Given information =>

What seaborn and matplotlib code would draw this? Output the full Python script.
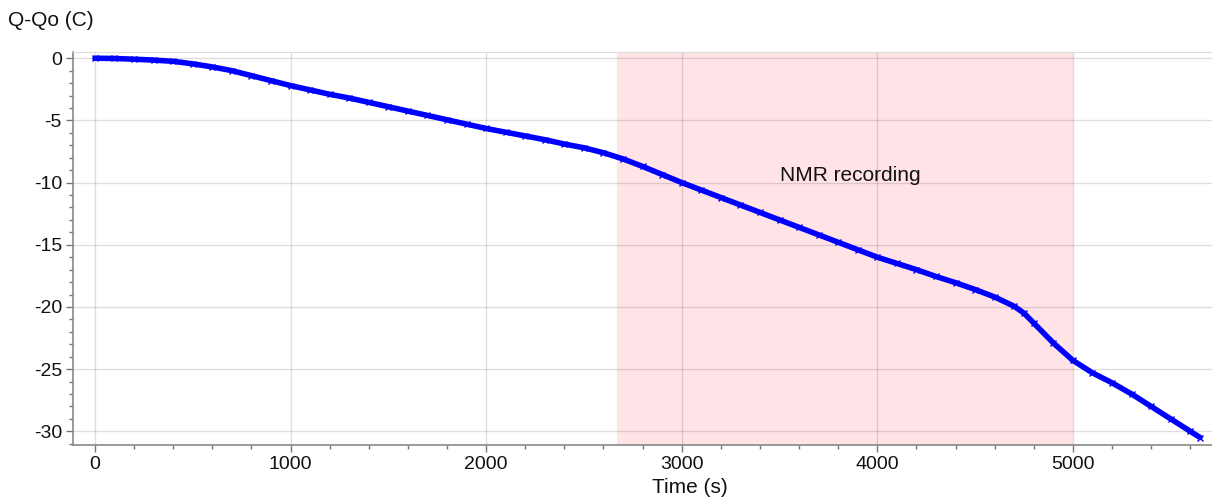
import pandas as pd
import matplotlib
matplotlib.use("Agg")
import matplotlib.pyplot as plt
from matplotlib.ticker import MultipleLocator
import seaborn as sns

# Datos
tiempo = [0, 100, 200, 300, 400, 500, 600, 700, 800, 900, 1000, 1100, 1200, 1300, 1400,
          1500, 1600, 1700, 1800, 1900, 2000, 2100, 2200, 2300, 2400, 2500, 2600, 2700,
          2800, 2900, 3000, 3100, 3200, 3300, 3400, 3500, 3600, 3700, 3800, 3900, 4000,
          4100, 4200, 4300, 4400, 4500, 4600, 4700, 4750, 4800, 4900, 5000, 5100, 5200,
          5300, 5400, 5500, 5600, 5650]
carga = [0.0, -0.02, -0.08, -0.15, -0.25, -0.45, -0.7, -1.0, -1.4, -1.8, -2.2, -2.55, -2.9,
         -3.2, -3.55, -3.9, -4.25, -4.6, -4.95, -5.3, -5.65, -5.95, -6.25, -6.55, -6.9,
         -7.2, -7.6, -8.1, -8.7, -9.35, -10.0, -10.6, -11.2, -11.8, -12.4, -13.0, -13.6,
         -14.2, -14.8, -15.4, -16.0, -16.5, -17.0, -17.55, -18.05, -18.6, -19.2, -19.95,
         -20.5, -21.3, -22.9, -24.3, -25.3, -26.1, -27.0, -28.0, -29.0, -30.0, -30.5]

nmr_inicio, nmr_fin = 2670, 5000
nmr_texto = "NMR recording"

df = pd.DataFrame({"Tiempo": tiempo, "Carga": carga})

sns.set_style("white")
plt.rcParams['font.family'] = ['Liberation Sans', 'DejaVu Sans']
plt.rcParams['axes.unicode_minus'] = False

fig = plt.figure(figsize=(12.12, 4.97), dpi=100)
ax = fig.add_axes([73 / 1212, 52 / 497, 1 - 73 / 1212, 393 / 497])

# zona de registro NMR
ax.axvspan(nmr_inicio, nmr_fin, color='#ffe3e6', lw=0, zorder=0)
ax.text(3860, -9.4, nmr_texto, fontsize=15, ha='center', va='center', color='#111111')

sns.lineplot(data=df, x="Tiempo", y="Carga", ax=ax, color='blue', linewidth=4,
             marker='x', markersize=5, markeredgewidth=1.0, markeredgecolor='blue',
             zorder=3)

ax.set_xlim(-112, 5711)
ax.set_ylim(-31.1, 0.5)
ax.xaxis.set_major_locator(MultipleLocator(1000))
ax.xaxis.set_minor_locator(MultipleLocator(200))
ax.yaxis.set_major_locator(MultipleLocator(5))
ax.yaxis.set_minor_locator(MultipleLocator(1))

ax.grid(True, which='major', color='#000000', alpha=0.13, lw=1, zorder=1)
ax.set_axisbelow(True)

ax.spines['right'].set_visible(False)
ax.spines['top'].set_color('#dddddd')
ax.spines['left'].set_color('#888888')
ax.spines['bottom'].set_color('#888888')
ax.spines['left'].set_linewidth(1.2)
ax.spines['bottom'].set_linewidth(1.2)

ax.tick_params(which='major', direction='out', length=5, width=1, color='#777777',
               labelsize=14, labelcolor='#111111', left=True, bottom=True, pad=3)
ax.tick_params(which='minor', direction='out', length=3, width=1, color='#777777',
               left=True, bottom=True)

ax.set_xlabel("Time (s)", fontsize=15, color='#111111')
ax.xaxis.set_label_coords(0.542, -0.085)
ax.set_ylabel("")
fig.text(8 / 1212, 1 - 20 / 497, "Q-Qo (C)", fontsize=15, ha='left', va='center',
         color='#111111')

plt.savefig("out.png", dpi=100)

Challenge => Omit the pictures, and quote the material above exactly as given.

Answer to the exercise =>
What seaborn and matplotlib code would draw this? Output the full Python script.
import pandas as pd
import matplotlib
matplotlib.use("Agg")
import matplotlib.pyplot as plt
from matplotlib.ticker import MultipleLocator
import seaborn as sns

# Datos
tiempo = [0, 100, 200, 300, 400, 500, 600, 700, 800, 900, 1000, 1100, 1200, 1300, 1400,
          1500, 1600, 1700, 1800, 1900, 2000, 2100, 2200, 2300, 2400, 2500, 2600, 2700,
          2800, 2900, 3000, 3100, 3200, 3300, 3400, 3500, 3600, 3700, 3800, 3900, 4000,
          4100, 4200, 4300, 4400, 4500, 4600, 4700, 4750, 4800, 4900, 5000, 5100, 5200,
          5300, 5400, 5500, 5600, 5650]
carga = [0.0, -0.02, -0.08, -0.15, -0.25, -0.45, -0.7, -1.0, -1.4, -1.8, -2.2, -2.55, -2.9,
         -3.2, -3.55, -3.9, -4.25, -4.6, -4.95, -5.3, -5.65, -5.95, -6.25, -6.55, -6.9,
         -7.2, -7.6, -8.1, -8.7, -9.35, -10.0, -10.6, -11.2, -11.8, -12.4, -13.0, -13.6,
         -14.2, -14.8, -15.4, -16.0, -16.5, -17.0, -17.55, -18.05, -18.6, -19.2, -19.95,
         -20.5, -21.3, -22.9, -24.3, -25.3, -26.1, -27.0, -28.0, -29.0, -30.0, -30.5]

nmr_inicio, nmr_fin = 2670, 5000
nmr_texto = "NMR recording"

df = pd.DataFrame({"Tiempo": tiempo, "Carga": carga})

sns.set_style("white")
plt.rcParams['font.family'] = ['Liberation Sans', 'DejaVu Sans']
plt.rcParams['axes.unicode_minus'] = False

fig = plt.figure(figsize=(12.12, 4.97), dpi=100)
ax = fig.add_axes([73 / 1212, 52 / 497, 1 - 73 / 1212, 393 / 497])

# zona de registro NMR
ax.axvspan(nmr_inicio, nmr_fin, color='#ffe3e6', lw=0, zorder=0)
ax.text(3860, -9.4, nmr_texto, fontsize=15, ha='center', va='center', color='#111111')

sns.lineplot(data=df, x="Tiempo", y="Carga", ax=ax, color='blue', linewidth=4,
             marker='x', markersize=5, markeredgewidth=1.0, markeredgecolor='blue',
             zorder=3)

ax.set_xlim(-112, 5711)
ax.set_ylim(-31.1, 0.5)
ax.xaxis.set_major_locator(MultipleLocator(1000))
ax.xaxis.set_minor_locator(MultipleLocator(200))
ax.yaxis.set_major_locator(MultipleLocator(5))
ax.yaxis.set_minor_locator(MultipleLocator(1))

ax.grid(True, which='major', color='#000000', alpha=0.13, lw=1, zorder=1)
ax.set_axisbelow(True)

ax.spines['right'].set_visible(False)
ax.spines['top'].set_color('#dddddd')
ax.spines['left'].set_color('#888888')
ax.spines['bottom'].set_color('#888888')
ax.spines['left'].set_linewidth(1.2)
ax.spines['bottom'].set_linewidth(1.2)

ax.tick_params(which='major', direction='out', length=5, width=1, color='#777777',
               labelsize=14, labelcolor='#111111', left=True, bottom=True, pad=3)
ax.tick_params(which='minor', direction='out', length=3, width=1, color='#777777',
               left=True, bottom=True)

ax.set_xlabel("Time (s)", fontsize=15, color='#111111')
ax.xaxis.set_label_coords(0.542, -0.085)
ax.set_ylabel("")
fig.text(8 / 1212, 1 - 20 / 497, "Q-Qo (C)", fontsize=15, ha='left', va='center',
         color='#111111')

plt.savefig("out.png", dpi=100)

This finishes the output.